Based on some github and stackoverflow posts I have tried updating/replacing the vocab without any luck and am still looking for a solution.

It looks to me like you just need to get your labels into the string store. I think where things are going wrong is, if you load two models nlp1 and nlp2, the pipeline components in the two models will have different StringStore and Vocab instances. I think there’s somewhere in spaCy that’s assuming that the component’s string store is the same as the Doc object’s, as this is normally the case.

You could do something like:


for label in labels:
    nlp.vocab.strings.add(label)

But actually I think you might find the easiest solution is to just merge the directories. You can copy the model files for the pipeline components into one model directory, and then just edit the meta.json. This should give you an easy and reliable way to combine your components.

I have a custom model with NER and TEXTCAT in pipelines using en_vectors_web_lg base model. Now I want to add Parser and Tagger to the pipeline. I excracted them from en_core_web_lg models and added them to my pipeline. But when I save and load back the model, I get this error.

OSError: [E050] Can't find model 'en_core_web_lg.vectors'. It doesn't seem to be a shortcut link, a Python package or a valid path to a data directory.

any recommendation to add pre-trained Parser and Tagger to my custom model?

I think the problem here is that the vectors are inconsistent – if two components were trained with vectors A and the other components were trained with vectors B, combining them wouldn't work, because the components trained with vectors A would output very different and potentially completely useless predictions with vectors B, and vice versa.

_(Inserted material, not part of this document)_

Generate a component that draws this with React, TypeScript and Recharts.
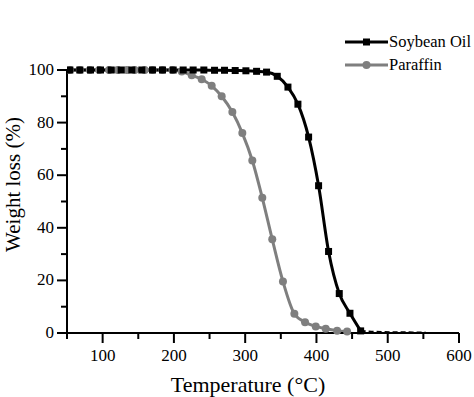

So the easiest solution would be to just retrain your NER and textcat model using the same vectors used by the other components.

Is there any difference between Tagger and Parser in en_core_web_lg and en_core_web_sm.
Just tried with small version, and did not get any errors.

The en_core_web_sm model doesn't use any word vectors – the en_core_web_lg model does, and all components were trained with word vectors as features. That's what makes them more accurate overall. But it also means you can't just take the vectors away.